>> BEGIN TASK INPUTS

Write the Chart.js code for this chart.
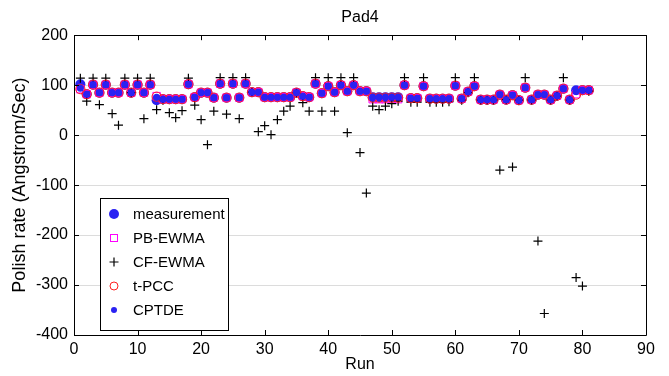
<!DOCTYPE html>
<html><head><meta charset="utf-8">
<script src="https://cdn.jsdelivr.net/npm/chart.js@4.4.0/dist/chart.umd.min.js"></script>
<style>html,body{margin:0;padding:0;background:#fff;}#wrap{width:669px;height:376px;position:relative;}</style>
</head><body><div id="wrap"><canvas id="c" width="669" height="376"></canvas></div>
<script>
const runs = [1,2,3,4,5,6,7,8,9,10,11,12,13,14,15,16,17,18,19,20,21,22,23,24,25,26,27,28,29,30,31,32,33,34,35,36,37,38,39,40,41,42,43,44,45,46,47,48,49,50,51,52,53,54,55,56,57,58,59,60,61,62,63,64,65,66,67,68,69,70,71,72,73,74,75,76,77,78,79,80,81];
const measurement = [102,82,101,85,101,85,85,101,85,101,85,101,70,72,72,72,72,102,76,85,85,75,103,75,103,75,103,86,86,76,76,76,76,76,85,78,76,103,84,98,86,100,88,100,88,88,76,76,76,76,76,100,74,74,98,73,73,73,73,99,73,87,98,71,71,71,81,71,80,70,95,71,81,81,71,79,93,71,90,90,90];
const pbEwma = [92,82,101,85,101,85,85,101,85,101,85,101,78,72,72,72,72,102,76,85,85,75,103,75,103,75,103,86,86,76,76,76,76,76,85,78,76,103,84,98,86,100,88,100,88,88,72,72,72,72,72,100,74,74,98,73,73,73,73,99,73,87,98,71,71,71,81,71,80,70,95,71,81,81,71,79,93,71,82,90,90];
const cfEwma = [114,68,114,61,114,43,20,114,85,114,33,114,51,70,45,35,49,114,60,31,-19,48,115,42,115,33,115,86,7,19,1,31,48,58,84,65,48,115,48,115,48,115,5,115,-35,-116,58,51,58,63,68,115,66,66,115,66,66,66,67,115,70,85,115,70,70,70,-70,71,-64,70,115,70,-212,-357,70,78,115,70,-285,-302,88];
const tPcc = [92,82,101,85,101,85,85,101,85,101,85,101,77,72,72,72,72,102,76,85,85,75,103,75,103,75,103,86,86,76,76,76,76,76,85,78,76,103,84,98,86,100,88,100,88,88,75,75,75,75,75,100,74,74,98,73,73,73,73,99,73,87,98,71,71,71,81,71,80,70,95,71,81,81,71,79,93,71,81,90,90];
const cptde = [94,82,101,85,101,85,85,101,85,101,85,101,76,72,72,72,72,102,76,85,85,75,103,75,103,75,103,86,86,76,76,76,76,76,85,78,76,103,84,98,86,100,88,100,88,88,76,76,76,76,76,100,74,74,98,73,73,73,73,99,73,87,98,71,71,71,81,71,80,70,95,71,81,81,71,79,93,71,88,90,90];
const xTicks = [0,10,20,30,40,50,60,70,80,90];
const yTicks = [200,100,0,-100,-200,-300,-400];
const seriesNames = ['measurement','PB-EWMA','CF-EWMA','t-PCC','CPTDE'];

const FONT = 'Liberation Sans, Arial, Helvetica, sans-serif';
function pts(vals){ return vals.map((v,i)=>({x: runs[i], y: v})); }

const BLUE = '#2a22f2', MAG = '#ff00ff', RED = '#ff2020';

const framePlugin = {
  id: 'frame',
  afterDraw(chart){
    const ctx = chart.ctx, a = chart.chartArea;
    const xs = chart.scales.x, ys = chart.scales.y;
    ctx.save();
    ctx.strokeStyle = '#000'; ctx.lineWidth = 1;
    ctx.beginPath();
    ctx.rect(Math.round(a.left)+0.5, Math.round(a.top)+0.5, Math.round(a.right-a.left), Math.round(a.bottom-a.top));
    ctx.stroke();
    const tl = 5;
    ctx.beginPath();
    xTicks.forEach(v=>{
      const px = Math.round(xs.getPixelForValue(v))+0.5;
      ctx.moveTo(px, a.bottom); ctx.lineTo(px, a.bottom-tl);
      ctx.moveTo(px, a.top); ctx.lineTo(px, a.top+tl);
    });
    yTicks.forEach(v=>{
      const py = Math.round(ys.getPixelForValue(v))+0.5;
      ctx.moveTo(a.left, py); ctx.lineTo(a.left+tl, py);
      ctx.moveTo(a.right, py); ctx.lineTo(a.right-tl, py);
    });
    ctx.stroke();
    ctx.restore();
  }
};

function drawMarker(ctx, kind, x, y){
  ctx.save();
  if (kind===0){ ctx.fillStyle=BLUE; ctx.beginPath(); ctx.arc(x,y,5,0,Math.PI*2); ctx.fill(); }
  else if (kind===1){ ctx.strokeStyle=MAG; ctx.lineWidth=1; ctx.strokeRect(x-3.5,y-3.5,7,7); }
  else if (kind===2){ ctx.strokeStyle='#000'; ctx.lineWidth=1.2; ctx.beginPath(); ctx.moveTo(x-4.5,y); ctx.lineTo(x+4.5,y); ctx.moveTo(x,y-4.5); ctx.lineTo(x,y+4.5); ctx.stroke(); }
  else if (kind===3){ ctx.strokeStyle=RED; ctx.lineWidth=1; ctx.beginPath(); ctx.arc(x,y,4,0,Math.PI*2); ctx.stroke(); }
  else { ctx.fillStyle=BLUE; ctx.beginPath(); ctx.arc(x,y,3,0,Math.PI*2); ctx.fill(); }
  ctx.restore();
}

const legendPlugin = {
  id: 'boxLegend',
  afterDraw(chart){
    const ctx = chart.ctx;
    const bx = 100.5, by = 198.5, bw = 128, bh = 132;
    ctx.save();
    ctx.fillStyle = '#fff'; ctx.fillRect(bx, by, bw, bh);
    ctx.strokeStyle = '#000'; ctx.lineWidth = 1; ctx.strokeRect(bx, by, bw, bh);
    ctx.font = '15px ' + FONT; ctx.fillStyle = '#000'; ctx.textBaseline = 'middle'; ctx.textAlign = 'left';
    seriesNames.forEach((n,i)=>{
      const cy = 214 + i*24;
      drawMarker(ctx, i, 114, cy);
      ctx.fillText(n, 133, cy+1);
    });
    ctx.restore();
  }
};

new Chart(document.getElementById('c'), {
  type: 'scatter',
  data: {
    datasets: [
      { label: seriesNames[0], data: pts(measurement), order: 5, pointStyle: 'circle', pointRadius: 5, backgroundColor: BLUE, borderColor: BLUE, borderWidth: 0 },
      { label: seriesNames[1], data: pts(pbEwma), order: 4, pointStyle: 'rect', pointRadius: 5.3, backgroundColor: 'rgba(0,0,0,0)', borderColor: MAG, borderWidth: 1 },
      { label: seriesNames[2], data: pts(cfEwma), order: 3, pointStyle: 'cross', pointRadius: 4.5, backgroundColor: '#000', borderColor: '#000', borderWidth: 1.2 },
      { label: seriesNames[3], data: pts(tPcc), order: 2, pointStyle: 'circle', pointRadius: 4.6, backgroundColor: 'rgba(0,0,0,0)', borderColor: RED, borderWidth: 1 },
      { label: seriesNames[4], data: pts(cptde), order: 1, pointStyle: 'circle', pointRadius: 3.5, backgroundColor: BLUE, borderColor: BLUE, borderWidth: 0 }
    ]
  },
  options: {
    responsive: false, animation: false, devicePixelRatio: 1,
    layout: { padding: { left: 0, right: 23, top: 0, bottom: 0 } },
    plugins: {
      legend: { display: false },
      tooltip: { enabled: false },
      title: { display: true, text: 'Pad4', fullSize: false, color: '#000', font: { family: FONT, size: 16, weight: 'normal' }, padding: { top: 8, bottom: 8 } }
    },
    scales: {
      x: {
        type: 'linear', min: 0, max: 90,
        afterBuildTicks: s => { s.ticks = xTicks.map(v=>({value:v})); },
        afterFit: s => { s.height = 41; },
        ticks: { color: '#000', font: { family: FONT, size: 16 }, padding: 5, maxRotation: 0 },
        grid: { display: false, drawTicks: false },
        border: { display: false },
        title: { display: true, text: 'Run', color: '#000', font: { family: FONT, size: 16 }, padding: { top: 0, bottom: 2 } }
      },
      y: {
        type: 'linear', min: -400, max: 200,
        afterBuildTicks: s => { s.ticks = yTicks.map(v=>({value:v})); },
        afterFit: s => { s.width = 74; },
        ticks: { color: '#000', font: { family: FONT, size: 16 }, padding: 6 },
        grid: { display: true, color: '#dcdcdc', lineWidth: 1, drawTicks: false },
        border: { display: false },
        title: { display: true, text: 'Polish rate (Angstrom/Sec)', color: '#000', font: { family: FONT, size: 18 }, padding: { top: 9, bottom: 0 } }
      }
    }
  },
  plugins: [framePlugin, legendPlugin]
});
</script>
</body></html>
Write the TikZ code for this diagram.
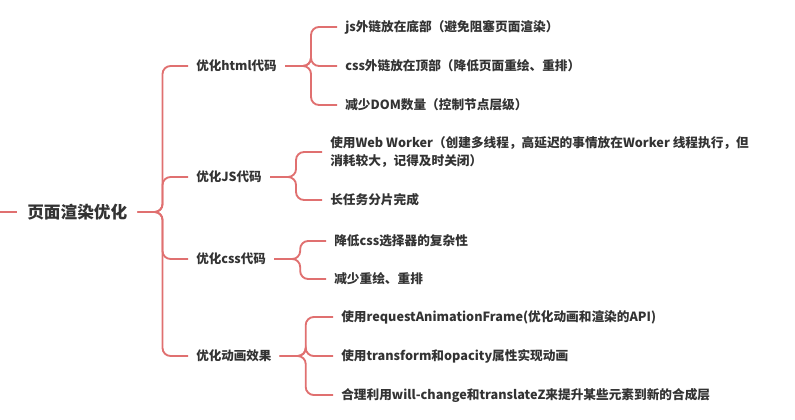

>> END TASK INPUTS

(STATED EXERCISE):
In the entries above, how many lines contain the word "Write"? Answer with the number only.

(FULL ANSWER):
2